— Given instruction —
From the listing below, return each line that includes "matplotlib".

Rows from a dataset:
******
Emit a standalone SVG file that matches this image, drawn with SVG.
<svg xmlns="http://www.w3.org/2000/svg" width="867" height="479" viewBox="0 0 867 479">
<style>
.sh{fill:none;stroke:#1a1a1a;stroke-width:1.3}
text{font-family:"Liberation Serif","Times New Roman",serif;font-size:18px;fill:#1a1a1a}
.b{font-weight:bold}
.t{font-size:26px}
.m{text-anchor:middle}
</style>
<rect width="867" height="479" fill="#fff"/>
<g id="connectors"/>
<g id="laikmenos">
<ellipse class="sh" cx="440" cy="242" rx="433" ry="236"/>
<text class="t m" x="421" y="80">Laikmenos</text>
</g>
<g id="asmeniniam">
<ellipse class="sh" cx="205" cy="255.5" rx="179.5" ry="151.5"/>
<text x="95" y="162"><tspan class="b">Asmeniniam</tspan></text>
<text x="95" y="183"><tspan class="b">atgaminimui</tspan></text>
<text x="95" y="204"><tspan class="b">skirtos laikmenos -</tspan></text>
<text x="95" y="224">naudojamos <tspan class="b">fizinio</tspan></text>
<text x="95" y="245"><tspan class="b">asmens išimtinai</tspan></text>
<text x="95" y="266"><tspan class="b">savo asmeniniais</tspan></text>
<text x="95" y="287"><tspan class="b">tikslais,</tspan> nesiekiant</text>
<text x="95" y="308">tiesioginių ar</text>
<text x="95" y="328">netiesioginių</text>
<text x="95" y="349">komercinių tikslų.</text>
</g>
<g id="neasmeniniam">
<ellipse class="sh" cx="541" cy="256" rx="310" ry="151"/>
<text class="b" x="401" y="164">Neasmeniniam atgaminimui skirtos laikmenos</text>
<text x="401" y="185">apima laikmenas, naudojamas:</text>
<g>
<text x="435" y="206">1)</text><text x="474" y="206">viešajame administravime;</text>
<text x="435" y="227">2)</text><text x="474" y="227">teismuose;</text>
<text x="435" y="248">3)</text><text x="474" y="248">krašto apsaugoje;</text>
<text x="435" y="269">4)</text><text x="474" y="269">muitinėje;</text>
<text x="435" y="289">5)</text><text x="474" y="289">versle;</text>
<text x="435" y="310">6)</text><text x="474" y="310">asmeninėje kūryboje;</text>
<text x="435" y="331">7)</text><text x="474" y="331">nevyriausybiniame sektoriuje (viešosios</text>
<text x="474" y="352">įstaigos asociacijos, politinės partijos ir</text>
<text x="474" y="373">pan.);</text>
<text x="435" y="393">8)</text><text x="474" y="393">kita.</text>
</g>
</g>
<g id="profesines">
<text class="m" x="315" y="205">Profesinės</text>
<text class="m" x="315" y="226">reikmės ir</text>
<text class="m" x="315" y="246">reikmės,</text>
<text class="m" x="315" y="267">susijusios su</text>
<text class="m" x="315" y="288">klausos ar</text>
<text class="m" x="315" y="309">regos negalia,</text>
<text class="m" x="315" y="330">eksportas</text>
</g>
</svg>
******
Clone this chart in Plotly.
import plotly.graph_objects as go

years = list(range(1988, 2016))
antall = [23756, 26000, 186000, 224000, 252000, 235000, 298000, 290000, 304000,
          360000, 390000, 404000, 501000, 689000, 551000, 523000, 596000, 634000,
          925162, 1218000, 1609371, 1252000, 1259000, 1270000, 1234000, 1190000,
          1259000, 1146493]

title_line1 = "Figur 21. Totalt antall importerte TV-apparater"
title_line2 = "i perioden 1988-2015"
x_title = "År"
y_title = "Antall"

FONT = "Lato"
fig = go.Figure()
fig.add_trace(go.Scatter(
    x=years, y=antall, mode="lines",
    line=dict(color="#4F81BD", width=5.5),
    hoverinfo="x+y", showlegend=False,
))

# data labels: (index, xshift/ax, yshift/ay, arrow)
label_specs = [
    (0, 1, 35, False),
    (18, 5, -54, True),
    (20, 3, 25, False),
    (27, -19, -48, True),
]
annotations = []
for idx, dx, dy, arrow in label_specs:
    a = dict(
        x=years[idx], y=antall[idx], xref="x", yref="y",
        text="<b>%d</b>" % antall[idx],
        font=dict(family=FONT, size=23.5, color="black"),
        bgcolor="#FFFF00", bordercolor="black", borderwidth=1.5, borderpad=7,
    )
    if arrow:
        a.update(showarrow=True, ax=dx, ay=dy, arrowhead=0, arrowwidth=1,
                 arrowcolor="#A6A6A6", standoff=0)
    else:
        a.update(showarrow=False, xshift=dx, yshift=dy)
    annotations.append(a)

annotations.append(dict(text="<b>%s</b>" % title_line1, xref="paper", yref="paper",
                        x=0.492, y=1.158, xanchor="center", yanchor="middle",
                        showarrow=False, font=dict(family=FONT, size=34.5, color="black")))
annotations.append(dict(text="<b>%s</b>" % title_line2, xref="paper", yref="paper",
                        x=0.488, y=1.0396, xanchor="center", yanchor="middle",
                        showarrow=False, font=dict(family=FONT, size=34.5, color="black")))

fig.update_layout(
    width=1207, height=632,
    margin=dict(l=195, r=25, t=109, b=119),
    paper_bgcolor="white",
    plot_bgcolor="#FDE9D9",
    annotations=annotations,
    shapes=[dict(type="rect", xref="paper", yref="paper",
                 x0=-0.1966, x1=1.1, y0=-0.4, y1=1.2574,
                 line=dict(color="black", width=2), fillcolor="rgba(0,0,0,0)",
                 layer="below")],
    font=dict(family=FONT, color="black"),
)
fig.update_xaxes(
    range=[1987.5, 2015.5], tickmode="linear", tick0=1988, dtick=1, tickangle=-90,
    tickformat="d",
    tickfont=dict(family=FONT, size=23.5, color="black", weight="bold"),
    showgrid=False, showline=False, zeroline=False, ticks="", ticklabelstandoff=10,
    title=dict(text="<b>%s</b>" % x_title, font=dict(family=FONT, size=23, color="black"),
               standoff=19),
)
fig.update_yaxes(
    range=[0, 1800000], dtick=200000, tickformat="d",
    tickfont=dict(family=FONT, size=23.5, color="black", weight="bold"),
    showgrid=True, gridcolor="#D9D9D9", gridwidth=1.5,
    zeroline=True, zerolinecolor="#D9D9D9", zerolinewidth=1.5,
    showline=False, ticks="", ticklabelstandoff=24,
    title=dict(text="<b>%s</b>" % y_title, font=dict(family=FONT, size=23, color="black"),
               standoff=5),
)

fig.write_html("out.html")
******
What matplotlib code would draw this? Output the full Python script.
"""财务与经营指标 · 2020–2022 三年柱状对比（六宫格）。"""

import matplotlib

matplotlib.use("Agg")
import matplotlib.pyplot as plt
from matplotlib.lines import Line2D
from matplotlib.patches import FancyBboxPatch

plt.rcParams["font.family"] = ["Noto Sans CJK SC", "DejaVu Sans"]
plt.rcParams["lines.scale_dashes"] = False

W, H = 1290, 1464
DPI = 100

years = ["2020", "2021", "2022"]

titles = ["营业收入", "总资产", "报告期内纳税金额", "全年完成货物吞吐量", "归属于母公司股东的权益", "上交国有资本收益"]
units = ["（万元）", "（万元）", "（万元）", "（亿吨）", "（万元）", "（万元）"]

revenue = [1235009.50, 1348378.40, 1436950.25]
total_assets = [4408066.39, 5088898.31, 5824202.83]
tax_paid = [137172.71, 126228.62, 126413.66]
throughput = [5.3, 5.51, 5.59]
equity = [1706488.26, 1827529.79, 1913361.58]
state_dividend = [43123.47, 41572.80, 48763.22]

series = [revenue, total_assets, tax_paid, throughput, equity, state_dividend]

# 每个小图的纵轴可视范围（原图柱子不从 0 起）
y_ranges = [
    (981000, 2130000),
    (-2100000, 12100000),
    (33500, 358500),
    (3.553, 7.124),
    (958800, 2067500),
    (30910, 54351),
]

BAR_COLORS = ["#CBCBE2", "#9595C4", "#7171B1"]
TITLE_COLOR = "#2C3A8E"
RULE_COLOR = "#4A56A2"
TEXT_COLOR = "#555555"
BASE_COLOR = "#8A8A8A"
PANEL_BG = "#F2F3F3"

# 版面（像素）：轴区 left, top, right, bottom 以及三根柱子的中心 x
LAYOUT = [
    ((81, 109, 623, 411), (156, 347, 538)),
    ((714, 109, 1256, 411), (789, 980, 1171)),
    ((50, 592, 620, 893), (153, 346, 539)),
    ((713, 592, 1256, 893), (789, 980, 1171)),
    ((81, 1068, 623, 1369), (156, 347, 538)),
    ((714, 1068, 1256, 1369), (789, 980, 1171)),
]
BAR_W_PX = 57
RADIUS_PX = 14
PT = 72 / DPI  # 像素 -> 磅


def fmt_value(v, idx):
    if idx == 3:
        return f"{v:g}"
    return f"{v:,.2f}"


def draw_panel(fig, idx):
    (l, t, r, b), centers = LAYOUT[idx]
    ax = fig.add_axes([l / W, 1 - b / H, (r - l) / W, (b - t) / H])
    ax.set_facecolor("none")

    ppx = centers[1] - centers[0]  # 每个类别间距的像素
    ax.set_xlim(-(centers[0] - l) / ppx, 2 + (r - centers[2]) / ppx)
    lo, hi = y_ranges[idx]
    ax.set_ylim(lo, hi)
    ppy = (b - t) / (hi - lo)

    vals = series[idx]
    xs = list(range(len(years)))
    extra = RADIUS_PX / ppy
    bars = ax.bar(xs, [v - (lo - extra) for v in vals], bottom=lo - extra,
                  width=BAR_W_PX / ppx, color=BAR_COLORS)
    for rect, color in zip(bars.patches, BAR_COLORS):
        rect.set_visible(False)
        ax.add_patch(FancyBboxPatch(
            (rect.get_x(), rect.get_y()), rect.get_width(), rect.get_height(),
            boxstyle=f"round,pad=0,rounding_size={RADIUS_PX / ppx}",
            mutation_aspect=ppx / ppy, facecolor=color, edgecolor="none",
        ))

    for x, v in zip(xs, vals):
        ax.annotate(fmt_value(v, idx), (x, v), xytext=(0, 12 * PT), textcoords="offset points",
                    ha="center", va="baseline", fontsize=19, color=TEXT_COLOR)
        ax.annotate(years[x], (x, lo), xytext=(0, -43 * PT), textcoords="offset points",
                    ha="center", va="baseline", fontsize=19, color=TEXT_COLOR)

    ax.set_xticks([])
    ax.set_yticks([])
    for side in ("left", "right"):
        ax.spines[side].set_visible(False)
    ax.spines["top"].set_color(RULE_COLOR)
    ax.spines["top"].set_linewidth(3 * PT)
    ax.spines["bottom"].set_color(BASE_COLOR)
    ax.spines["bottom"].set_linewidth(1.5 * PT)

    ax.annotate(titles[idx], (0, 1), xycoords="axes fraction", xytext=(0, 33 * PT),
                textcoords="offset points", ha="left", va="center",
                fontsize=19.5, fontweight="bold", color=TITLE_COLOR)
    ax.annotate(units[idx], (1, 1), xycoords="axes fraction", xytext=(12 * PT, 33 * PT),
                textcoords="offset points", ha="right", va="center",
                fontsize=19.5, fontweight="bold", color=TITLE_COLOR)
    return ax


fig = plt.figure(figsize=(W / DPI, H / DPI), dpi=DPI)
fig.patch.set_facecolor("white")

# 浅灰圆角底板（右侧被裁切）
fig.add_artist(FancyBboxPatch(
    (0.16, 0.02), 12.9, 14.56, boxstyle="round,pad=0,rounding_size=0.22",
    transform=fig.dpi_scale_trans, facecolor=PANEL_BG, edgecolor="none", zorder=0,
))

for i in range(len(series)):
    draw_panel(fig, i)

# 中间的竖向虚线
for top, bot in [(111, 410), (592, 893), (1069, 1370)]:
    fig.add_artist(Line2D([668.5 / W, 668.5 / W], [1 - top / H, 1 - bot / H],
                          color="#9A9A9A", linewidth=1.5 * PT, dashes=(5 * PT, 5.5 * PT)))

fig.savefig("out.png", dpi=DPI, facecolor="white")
******
— Final answer —
What matplotlib code would draw this? Output the full Python script.
import matplotlib
matplotlib.use("Agg")
import matplotlib.pyplot as plt
from matplotlib.lines import Line2D
from matplotlib.patches import FancyBboxPatch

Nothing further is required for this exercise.